For the Class of 2020, this ethos was characterised by a collaborative outlook, entrepreneurial ingenuity, and fighting spirit. It was an ethos shaped partly by the sense of betrayal we felt when denied a campus, visions of which our seniors painted for us; also in part by our unrelenting drive to get the fair share promised by this university, when it sold to us the once-in-a-lifetime opportunity to participate in the bottom-up creation of India’s Harvard.
Perhaps the sentiment won’t be shared by later batches, as the brand and reputation of Ashoka get consolidated over the years. Now when I talk to those considering Ashoka as a prospect, it is unlike when I myself was applying. Instead of the child pleading with parents to let them join this unheard-of institution, I often find parents trying to convince the child to work diligently so they can get into Ashoka. Maybe this is our legacy, to borrow words from Lin-Manuel Miranda’s Hamilton: “It’s planting seeds in a garden you never get to see.”

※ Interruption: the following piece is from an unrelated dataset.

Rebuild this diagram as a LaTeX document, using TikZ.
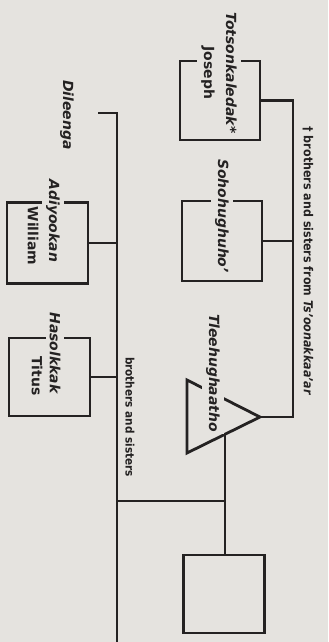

One thing is certain. As future batches further write the symphony that is the Ashokan ethos, they will find some notes already scribbled at the beginning by the Class of 2020. They will have to engage with the historical outcomes of our actions, and they will have to contend with the institutions that we leave behind. With every departing batch, the next batch will enter a space that is more and more shaped by the actions of those that preceded them. It is a travesty that they will not enjoy the opportunity to leave their mark on as blank a slate as the one on which we etched our song.
The author is a rising fourth year, who majored in Politics and Society. He was the President of the 5th HoR, and the Minister of Parliamentary Affairs in the 4th HoR. Views are personal.
Correction : An earlier version of the article wrongly attributed the ‘Endgame’ screening to the Navrang’s First Board of Directors, whose tenure had come to an end before the screening was organised.